■ The request: Exactly as written, set down the lines from the top of the entries through the line bearing "2020.41, 2020.46, 2020.51]", with every picture left out.

■ Provided records:
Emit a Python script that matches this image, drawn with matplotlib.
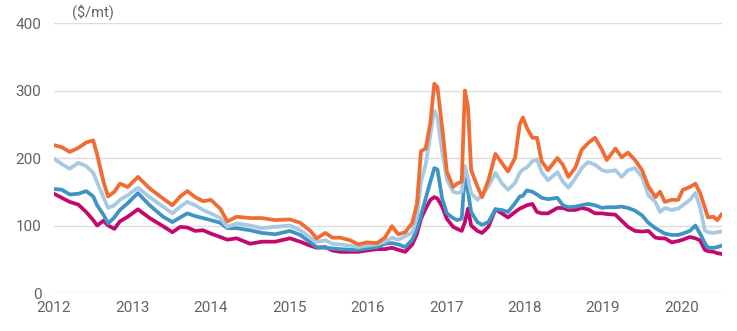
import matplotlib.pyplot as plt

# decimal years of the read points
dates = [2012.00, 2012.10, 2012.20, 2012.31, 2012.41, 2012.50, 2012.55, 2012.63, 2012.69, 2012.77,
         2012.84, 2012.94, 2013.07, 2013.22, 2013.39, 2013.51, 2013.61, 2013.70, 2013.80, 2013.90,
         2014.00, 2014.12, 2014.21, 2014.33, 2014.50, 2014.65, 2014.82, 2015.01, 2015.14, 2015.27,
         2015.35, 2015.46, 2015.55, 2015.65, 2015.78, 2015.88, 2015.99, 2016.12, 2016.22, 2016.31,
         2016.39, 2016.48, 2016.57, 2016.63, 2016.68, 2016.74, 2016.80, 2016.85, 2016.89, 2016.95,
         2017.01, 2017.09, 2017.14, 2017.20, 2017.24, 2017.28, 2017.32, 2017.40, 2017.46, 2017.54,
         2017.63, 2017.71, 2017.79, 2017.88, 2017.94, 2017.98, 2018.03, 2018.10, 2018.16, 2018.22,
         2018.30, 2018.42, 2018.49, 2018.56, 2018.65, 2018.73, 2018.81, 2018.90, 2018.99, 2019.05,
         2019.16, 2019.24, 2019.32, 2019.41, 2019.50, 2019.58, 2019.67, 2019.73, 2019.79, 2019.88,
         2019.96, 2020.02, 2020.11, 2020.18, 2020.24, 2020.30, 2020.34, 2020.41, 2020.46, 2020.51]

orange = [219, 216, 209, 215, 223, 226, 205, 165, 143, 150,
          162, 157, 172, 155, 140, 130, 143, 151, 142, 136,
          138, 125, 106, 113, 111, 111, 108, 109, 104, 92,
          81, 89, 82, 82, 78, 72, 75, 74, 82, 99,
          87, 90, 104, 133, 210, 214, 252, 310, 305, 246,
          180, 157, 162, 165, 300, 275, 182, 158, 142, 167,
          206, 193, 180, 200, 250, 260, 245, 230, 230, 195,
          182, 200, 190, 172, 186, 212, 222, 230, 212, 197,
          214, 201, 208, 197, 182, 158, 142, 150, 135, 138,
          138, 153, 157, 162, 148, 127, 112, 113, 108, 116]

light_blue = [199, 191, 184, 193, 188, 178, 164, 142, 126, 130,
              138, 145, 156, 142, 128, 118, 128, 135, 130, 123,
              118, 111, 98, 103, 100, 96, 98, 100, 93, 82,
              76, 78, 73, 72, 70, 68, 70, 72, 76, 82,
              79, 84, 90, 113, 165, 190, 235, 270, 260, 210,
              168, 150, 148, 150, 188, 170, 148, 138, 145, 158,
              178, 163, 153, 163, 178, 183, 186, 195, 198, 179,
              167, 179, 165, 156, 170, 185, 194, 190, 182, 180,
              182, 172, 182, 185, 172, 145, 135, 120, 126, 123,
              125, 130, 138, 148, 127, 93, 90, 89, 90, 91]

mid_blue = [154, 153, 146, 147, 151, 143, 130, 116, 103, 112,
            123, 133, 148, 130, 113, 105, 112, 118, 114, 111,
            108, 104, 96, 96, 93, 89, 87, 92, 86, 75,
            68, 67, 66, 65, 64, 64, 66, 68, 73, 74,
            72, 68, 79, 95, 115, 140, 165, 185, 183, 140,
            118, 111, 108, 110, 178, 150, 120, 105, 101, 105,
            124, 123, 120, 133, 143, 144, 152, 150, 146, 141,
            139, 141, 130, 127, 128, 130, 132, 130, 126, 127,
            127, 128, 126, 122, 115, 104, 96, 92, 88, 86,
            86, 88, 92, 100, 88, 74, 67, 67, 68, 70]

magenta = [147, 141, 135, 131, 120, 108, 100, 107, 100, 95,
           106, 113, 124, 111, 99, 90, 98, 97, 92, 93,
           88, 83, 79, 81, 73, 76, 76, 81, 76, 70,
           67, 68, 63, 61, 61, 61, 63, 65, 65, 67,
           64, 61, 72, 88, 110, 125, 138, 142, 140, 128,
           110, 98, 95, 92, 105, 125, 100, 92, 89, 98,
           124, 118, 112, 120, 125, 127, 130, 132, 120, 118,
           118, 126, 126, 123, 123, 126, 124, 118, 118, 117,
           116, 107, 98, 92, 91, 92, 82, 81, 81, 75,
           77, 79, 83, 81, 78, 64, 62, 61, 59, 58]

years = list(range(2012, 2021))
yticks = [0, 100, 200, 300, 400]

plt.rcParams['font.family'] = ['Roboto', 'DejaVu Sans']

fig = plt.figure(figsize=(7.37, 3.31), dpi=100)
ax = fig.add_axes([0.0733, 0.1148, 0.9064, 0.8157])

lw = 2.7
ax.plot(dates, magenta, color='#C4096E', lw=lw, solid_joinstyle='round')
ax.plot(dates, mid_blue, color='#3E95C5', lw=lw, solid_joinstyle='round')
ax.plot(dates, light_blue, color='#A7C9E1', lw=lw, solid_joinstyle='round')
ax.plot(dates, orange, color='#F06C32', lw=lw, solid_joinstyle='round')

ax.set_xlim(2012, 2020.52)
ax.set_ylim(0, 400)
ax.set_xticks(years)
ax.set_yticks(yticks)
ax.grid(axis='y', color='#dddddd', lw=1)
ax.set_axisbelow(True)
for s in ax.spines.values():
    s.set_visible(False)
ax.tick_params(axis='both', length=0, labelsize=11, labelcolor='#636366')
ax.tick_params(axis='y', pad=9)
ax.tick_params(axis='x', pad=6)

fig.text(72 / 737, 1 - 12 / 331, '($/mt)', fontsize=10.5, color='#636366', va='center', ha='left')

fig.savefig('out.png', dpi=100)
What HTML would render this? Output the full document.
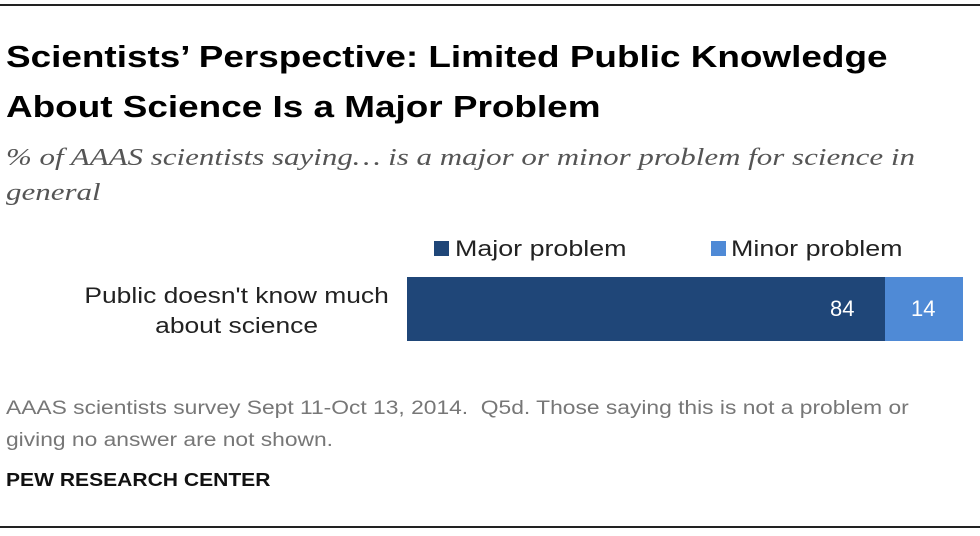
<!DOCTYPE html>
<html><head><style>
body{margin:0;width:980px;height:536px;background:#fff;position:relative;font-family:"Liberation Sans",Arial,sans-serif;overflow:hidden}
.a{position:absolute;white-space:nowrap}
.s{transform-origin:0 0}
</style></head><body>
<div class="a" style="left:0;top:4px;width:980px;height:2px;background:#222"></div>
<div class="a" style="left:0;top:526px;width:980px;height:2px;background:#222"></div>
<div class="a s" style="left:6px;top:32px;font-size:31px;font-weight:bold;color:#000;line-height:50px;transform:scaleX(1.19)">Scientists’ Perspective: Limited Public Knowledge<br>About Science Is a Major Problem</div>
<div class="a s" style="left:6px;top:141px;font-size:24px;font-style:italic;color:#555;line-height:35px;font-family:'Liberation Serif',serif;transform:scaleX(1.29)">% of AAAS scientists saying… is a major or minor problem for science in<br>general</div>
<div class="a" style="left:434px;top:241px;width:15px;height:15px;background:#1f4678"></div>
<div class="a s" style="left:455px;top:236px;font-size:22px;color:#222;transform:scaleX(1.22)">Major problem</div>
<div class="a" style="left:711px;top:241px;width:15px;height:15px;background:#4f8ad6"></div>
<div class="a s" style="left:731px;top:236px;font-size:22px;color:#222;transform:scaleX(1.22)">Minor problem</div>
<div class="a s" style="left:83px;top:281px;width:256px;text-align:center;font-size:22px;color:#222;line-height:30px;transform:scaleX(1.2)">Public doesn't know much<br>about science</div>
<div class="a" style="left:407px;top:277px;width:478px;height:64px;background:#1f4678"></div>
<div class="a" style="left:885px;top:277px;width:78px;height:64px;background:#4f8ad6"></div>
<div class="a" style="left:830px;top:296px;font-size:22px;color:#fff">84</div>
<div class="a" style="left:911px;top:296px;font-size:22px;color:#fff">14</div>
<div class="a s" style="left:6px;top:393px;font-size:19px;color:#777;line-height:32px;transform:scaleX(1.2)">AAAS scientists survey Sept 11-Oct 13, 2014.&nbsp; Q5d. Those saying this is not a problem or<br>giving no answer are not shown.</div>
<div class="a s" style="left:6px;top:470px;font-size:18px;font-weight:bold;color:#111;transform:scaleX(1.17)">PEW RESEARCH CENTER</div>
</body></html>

■ Response for this exercise:
Emit a Python script that matches this image, drawn with matplotlib.
import matplotlib.pyplot as plt

# decimal years of the read points
dates = [2012.00, 2012.10, 2012.20, 2012.31, 2012.41, 2012.50, 2012.55, 2012.63, 2012.69, 2012.77,
         2012.84, 2012.94, 2013.07, 2013.22, 2013.39, 2013.51, 2013.61, 2013.70, 2013.80, 2013.90,
         2014.00, 2014.12, 2014.21, 2014.33, 2014.50, 2014.65, 2014.82, 2015.01, 2015.14, 2015.27,
         2015.35, 2015.46, 2015.55, 2015.65, 2015.78, 2015.88, 2015.99, 2016.12, 2016.22, 2016.31,
         2016.39, 2016.48, 2016.57, 2016.63, 2016.68, 2016.74, 2016.80, 2016.85, 2016.89, 2016.95,
         2017.01, 2017.09, 2017.14, 2017.20, 2017.24, 2017.28, 2017.32, 2017.40, 2017.46, 2017.54,
         2017.63, 2017.71, 2017.79, 2017.88, 2017.94, 2017.98, 2018.03, 2018.10, 2018.16, 2018.22,
         2018.30, 2018.42, 2018.49, 2018.56, 2018.65, 2018.73, 2018.81, 2018.90, 2018.99, 2019.05,
         2019.16, 2019.24, 2019.32, 2019.41, 2019.50, 2019.58, 2019.67, 2019.73, 2019.79, 2019.88,
         2019.96, 2020.02, 2020.11, 2020.18, 2020.24, 2020.30, 2020.34, 2020.41, 2020.46, 2020.51]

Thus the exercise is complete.